- Founded: 1984
- Founder: Dan Webster Randy Boyd
- Genre: Alternative, indie, punk rock, hardcore punk
- Country of origin: Canada
- Location: Montreal, Quebec

= Psyche Industry Records =

Canadian record label

Psyche Industry Records was the leading alternative, punk and hardcore independent record label in Montreal, Quebec, Canada, in the beginning of the 1980s. The music label was established in 1984 on Cartier Street by show promoter Dan Webster and Randy Boyd and released mostly records by Montreal bands, but with many exceptions, some artists who appeared on compilations including Porcelain Forehead and Direct Action (on Primitive Air Raid), as well as most of the artists on It Came from the Pit, and solo releases by Groovy Religion and NoMeansNo.

==History==

Webster and Boyd started Psyche Industry Records as the Musicians Promotional Assistance Society, putting out the legendary Primitive Air Raid compilation featuring mostly Montreal punk and alternative bands, but also bands from elsewhere in Canada, in 1984. This first release was mostly paid for by a benefit show entitled Freedom 84, which took place on June 16, 1984, at Salle Louis De France on Rue Duluth in Montreal.
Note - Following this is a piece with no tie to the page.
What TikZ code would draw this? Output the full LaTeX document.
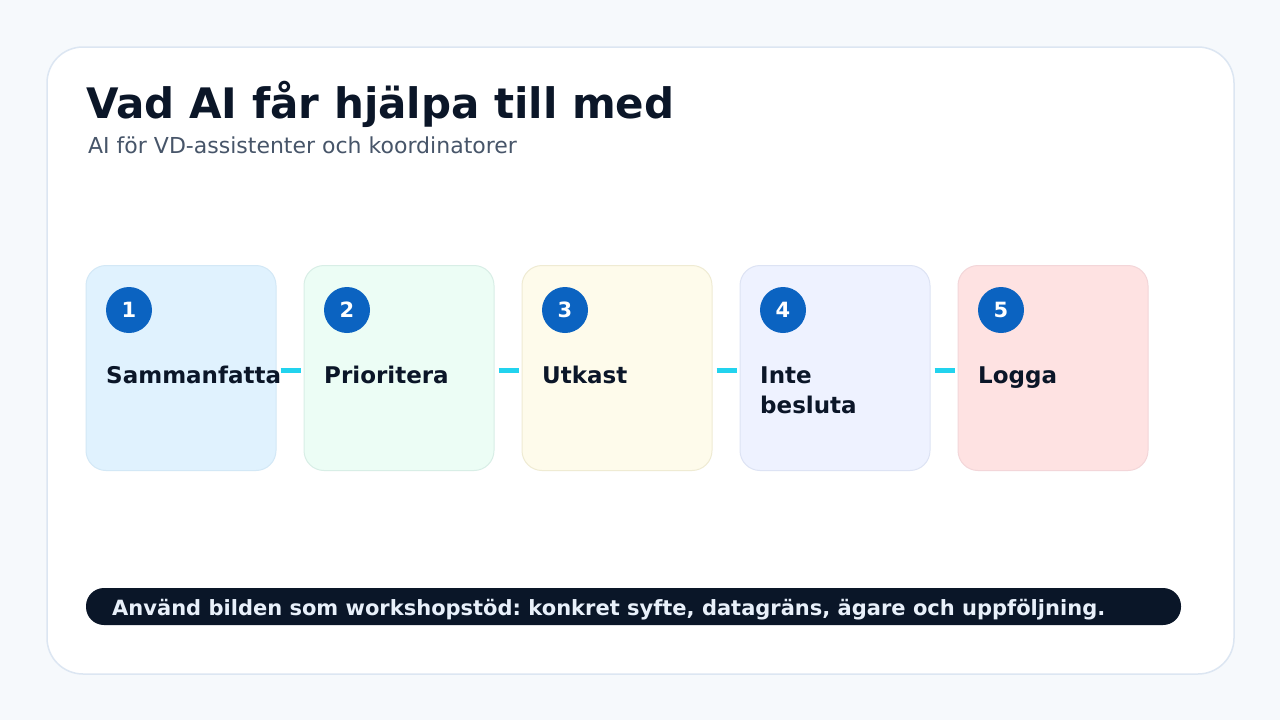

In 1985, the label released another compilation, which was more alternative, avantguarde and industrial leaning, entitled "Panic, Panic". Psyche Industry also re-released the Asexuals first LP, "Be What You Want", that had been released on First Strike Records in 1984 but was out of print. They released a total of eight LP's in 1985, including records by Montreal legends The Nils, Asexuals, S.C.U.M., Disappointed a Few People and NoMeansNo before folding in 1987.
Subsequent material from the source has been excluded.